From: Jim Allan (jallanite@rogers.com)
Date: Mon May 19 2008 - 19:59:02 CDT
Philippe Verdy wrote:
> On the opposite there's the case of glottal stops, ayin, and similar 
> sounds like consonnnantal clicks or centralized vowels: they need a 
> letter, not a letter modifier, because they can frequently occur in 
> leading position like other consonnants or vowels. And their letter form 
> is also normally distinct from apostrophes: they should never be a 
> vertical tick like a the ASCII quote, and they are slightly turned and 
> effectively curved and also normally dissymetric in their form; these 
> letters should also be visibly distinct from the elision apostrophe and 
> the punctuation quotes... (they may be distinct from spacing accents but 
> this is not strictly required in those languages as they don't need 
> spacing accents).
You mean “Spacing Modifier Letter”, Philippe, not “letter modifier”. 

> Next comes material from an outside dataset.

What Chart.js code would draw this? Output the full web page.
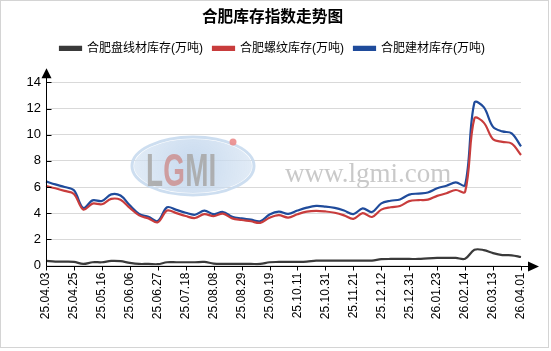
<!DOCTYPE html>
<html><head><meta charset="utf-8">
<script src="https://cdn.jsdelivr.net/npm/chart.js@4.4.1/dist/chart.umd.min.js"></script>
<style>html,body{margin:0;padding:0;background:#fff;overflow:hidden}canvas{display:block}</style>
</head><body><canvas id="c" width="551" height="351"></canvas>
<script>
const titleText = '合肥库存指数走势图';
const seriesNames = ['合肥盘线材库存(万吨)', '合肥螺纹库存(万吨)', '合肥建材库存(万吨)'];
const categories = [
  '25.04.03','25.04.11','25.04.18','25.04.25','25.04.30','25.05.09','25.05.16','25.05.23','25.05.30',
  '25.06.06','25.06.13','25.06.20','25.06.27','25.07.04','25.07.11','25.07.18','25.07.25','25.08.01',
  '25.08.08','25.08.15','25.08.22','25.08.29','25.09.05','25.09.12','25.09.19','25.09.26','25.10.09',
  '25.10.11','25.10.17','25.10.24','25.10.31','25.11.07','25.11.14','25.11.21','25.11.28','25.12.05',
  '25.12.12','25.12.19','25.12.26','25.12.31','26.01.09','26.01.16','26.01.23','26.01.30','26.02.06',
  '26.02.14','26.02.27','26.03.06','26.03.13','26.03.20','26.03.27','26.04.01'
];
const wireRod = [
  0.35,0.30,0.30,0.28,0.12,0.25,0.25,0.35,0.33,0.20,0.12,0.12,0.10,0.25,0.25,0.25,0.25,0.27,
  0.15,0.12,0.12,0.12,0.12,0.12,0.25,0.27,0.28,0.28,0.30,0.37,0.37,0.37,0.37,0.37,0.37,0.38,
  0.48,0.50,0.50,0.50,0.50,0.55,0.58,0.58,0.58,0.52,1.20,1.18,0.95,0.80,0.78,0.65
];
const rebar = [
  6.08,5.90,5.70,5.47,4.28,4.73,4.68,5.09,5.02,4.40,3.83,3.60,3.30,4.20,4.00,3.78,3.63,3.93,
  3.77,3.97,3.60,3.48,3.38,3.26,3.65,3.85,3.66,3.92,4.12,4.18,4.13,4.03,3.83,3.56,4.00,3.71,
  4.27,4.45,4.55,4.92,5.00,5.03,5.32,5.52,5.77,5.63,11.25,10.92,9.65,9.45,9.32,8.45
];
const building = [
  6.43,6.20,6.00,5.75,4.40,4.98,4.93,5.44,5.35,4.60,3.95,3.72,3.40,4.45,4.25,4.03,3.88,4.20,
  3.92,4.09,3.72,3.60,3.50,3.38,3.90,4.12,3.94,4.20,4.42,4.55,4.50,4.40,4.20,3.93,4.37,4.09,
  4.75,4.95,5.05,5.42,5.50,5.58,5.90,6.10,6.35,6.15,12.45,12.10,10.60,10.25,10.10,9.10
];
const yTicks = [0, 2, 4, 6, 8, 10, 12, 14];
const labelEvery = 3;

const FONT = '"Liberation Sans", Arial, "Noto Sans CJK SC", sans-serif';

const legendSpace = {
  id: 'legendSpace',
  beforeInit(chart) {
    const lg = chart.legend;
    const fit = lg.fit;
    lg.fit = function () { fit.call(this); this.height += 18; };
  }
};

const decor = {
  id: 'decor',
  beforeDatasetsDraw(chart) {
    const ctx = chart.ctx;
    ctx.save();
    const cx = 193, cy = 166;
    const g = ctx.createRadialGradient(cx, cy, 5, cx, cy, 62);
    g.addColorStop(0, 'rgba(188,210,235,0.8)');
    g.addColorStop(1, 'rgba(214,228,243,0.7)');
    ctx.fillStyle = g;
    ctx.beginPath(); ctx.ellipse(cx, cy, 59, 27, 0, 0, Math.PI * 2); ctx.fill();
    ctx.strokeStyle = 'rgba(200,218,238,0.9)'; ctx.lineWidth = 3;
    ctx.beginPath(); ctx.ellipse(cx, cy, 61, 29, 0, 0, Math.PI * 2); ctx.stroke();
    ctx.save();
    ctx.translate(146, 186);
    ctx.scale(0.82, 1.35);
    ctx.font = 'bold 34px "Liberation Sans", Arial, sans-serif';
    ctx.textBaseline = 'alphabetic'; ctx.textAlign = 'left';
    ctx.fillStyle = 'rgba(170,170,170,0.9)'; ctx.fillText('L', 0, 0);
    ctx.fillStyle = 'rgba(205,145,145,0.85)'; ctx.fillText('G', 21, 0);
    ctx.fillStyle = 'rgba(170,170,170,0.9)'; ctx.fillText('MI', 48, 0);
    ctx.restore();
    ctx.fillStyle = 'rgba(235,140,140,0.9)';
    ctx.beginPath(); ctx.arc(233, 142, 3.5, 0, Math.PI * 2); ctx.fill();
    ctx.font = '27px "Liberation Serif", "Times New Roman", serif';
    ctx.fillStyle = 'rgba(195,195,195,0.9)';
    ctx.fillText('www.lgmi.com', 285, 175);
    ctx.restore();
  },
  afterDraw(chart) {
    const ctx = chart.ctx, a = chart.chartArea;
    const ys = chart.scales.y, xs = chart.scales.x;
    ctx.save();
    ctx.strokeStyle = '#d4d4d4'; ctx.lineWidth = 1;
    ctx.strokeRect(0.5, 0.5, 548, 347);
    ctx.strokeStyle = '#000'; ctx.fillStyle = '#000'; ctx.lineWidth = 1;
    const x0 = Math.round(a.left) + 0.5, y0 = Math.round(ys.getPixelForValue(0)) + 0.5;
    const yTop = ys.getPixelForValue(14);
    ctx.beginPath(); ctx.moveTo(x0, y0); ctx.lineTo(x0, yTop - 9); ctx.stroke();
    ctx.beginPath(); ctx.moveTo(x0, yTop - 14); ctx.lineTo(x0 - 5, yTop - 4); ctx.lineTo(x0 + 5, yTop - 4); ctx.closePath(); ctx.fill();
    ctx.beginPath(); ctx.moveTo(x0, y0); ctx.lineTo(533, y0); ctx.stroke();
    ctx.beginPath(); ctx.moveTo(539, y0); ctx.lineTo(528, y0 - 5); ctx.lineTo(528, y0 + 5); ctx.closePath(); ctx.fill();
    yTicks.forEach(v => {
      const y = Math.round(ys.getPixelForValue(v)) + 0.5;
      ctx.beginPath(); ctx.moveTo(x0, y); ctx.lineTo(x0 + 5, y); ctx.stroke();
    });
    categories.forEach((c, i) => {
      if (i % labelEvery) return;
      const x = Math.round(xs.getPixelForValue(i)) + 0.5;
      ctx.beginPath(); ctx.moveTo(x, y0); ctx.lineTo(x, y0 + 4); ctx.stroke();
    });
    ctx.restore();
  }
};

new Chart(document.getElementById('c'), {
  type: 'line',
  data: {
    labels: categories,
    datasets: [
      { label: seriesNames[0], data: wireRod, borderColor: '#3a3a3a', backgroundColor: '#3a3a3a' },
      { label: seriesNames[1], data: rebar, borderColor: '#c83c3c', backgroundColor: '#c83c3c' },
      { label: seriesNames[2], data: building, borderColor: '#1f4b9b', backgroundColor: '#1f4b9b' }
    ]
  },
  options: {
    responsive: false,
    animation: false,
    devicePixelRatio: 1,
    layout: { padding: { left: 24, right: 30, top: 0, bottom: 0 } },
    elements: {
      line: { borderWidth: 2.2, tension: 0.35, fill: false },
      point: { radius: 0, hoverRadius: 0 }
    },
    plugins: {
      title: {
        display: true, text: titleText, color: '#000',
        font: { family: FONT, size: 15.7, weight: 'bold' },
        padding: { top: 8.5, bottom: 5 }
      },
      legend: {
        display: true,
        labels: {
          color: '#000', boxWidth: 21, boxHeight: 3, padding: 10,
          font: { family: FONT, size: 12 }
        }
      },
      tooltip: { enabled: false }
    },
    scales: {
      x: {
        type: 'category',
        offset: false,
        border: { display: false },
        grid: { display: false, drawTicks: false },
        ticks: {
          autoSkip: false, maxRotation: 90, minRotation: 90, padding: 7,
          color: '#000', font: { family: FONT, size: 12 },
          callback: function (v, i) { return i % labelEvery === 0 ? categories[i] : ''; }
        },
        afterFit(scale) { scale.height = 351 - 265.5; }
      },
      y: {
        min: 0, max: 14,
        border: { display: false },
        grid: { color: '#d9d9d9', drawTicks: false, lineWidth: 1 },
        ticks: {
          stepSize: 2, padding: 5, color: '#000',
          font: { family: FONT, size: 13 }
        },
        afterFit(scale) { scale.width = 22; }
      }
    }
  },
  plugins: [legendSpace, decor]
});
</script>
</body></html>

Don’t repeat Chris’s minor error as though it had some meaning in 
Unicode. As to whether a character can appear in leading position, that 
signifies nothing. Read the Unicode manual:
“Modifier letters are an assorted collection of small signs that are 
generally used to indicate modifications of a preceding letter. A few 
may modify the following letter, and some may serve as independent letters.”
It is not for Unicode to tell scholars that they must not use shapes 
that match curly apostrophes to indicate letters in Semitic languages, 
especially when that has been the standard for over a century. Whether 
they are called “letters” or “spacing modifier letters” really doesn’t 
matter.
The translation glyphs for ʼaleph and ʻayan are usually either 
absolutely identical to the English single quotation sorts in whatever 
font is used or are the variant characters U+02BD MODIFIER LETTER RIGHT 
HALF RING and U+02BE MODIFIER LETTER LEFT HALF RING. I have never seen 
the characters you mention that differ from both these (other than the 
very different characters in standard Egyptian Latin-letter 
transcriptions). They certainly aren’t standard usage in the works I’ve 
used.
Use of the straight apostrophe for ʼaleph was quite correct on English 
typewriters and is often seen in books from the period of the fifties 
and sixties when typewritten books were quite common for works requiring 
what were called special characters. In such books ʻayan appears mostly 
as a raised letter c created by manually turning the typewriter roller 
down a bit and then typing c.
In computer texts of a later period, in works not using TeX or LaTeX, it 
was common to indicate ʼaleph by ASCII 27, which might come out as 
either a straight apostrophe or a curly apostrophe, and to indicate 
ʻayan by ASCII 60 which came out as either a grave accent or a reversed 
apostrophe corresponding to Unicode U+02BD MODIFIER LETTER REVERSE COMMA.
Of course, these were always intended as fall backs for the proper 
typographical characters. But they were not incorrect in themselves 
within the technology that produced them.
The real problem is the most fonts don’t support the Spacing Modifier 
Letter apostrophe characters. For example the Macintosh Hawaiian 
keyboard properly puts out the ʻokina character as U+02BB. But most 
available fonts, so far as I know, don’t bother to support it. One must 
use a limited set of fonts if typing Hawaiian or use the standard 
English open quotation mark instead of the ʻokina.
Now one could build into the Unicode systems on operating systems a 
table of substitute glyphs, whereby if one of the characters was missing 
from a font, then the glyph attached to the substitute character would 
be used. This would mean that any font that contained the curly 
quotation marks would automatically use the same glyphs for the spacing 
modifier letter apostrophe characters and so forth with other glyph 
clones, for example two of the click characters.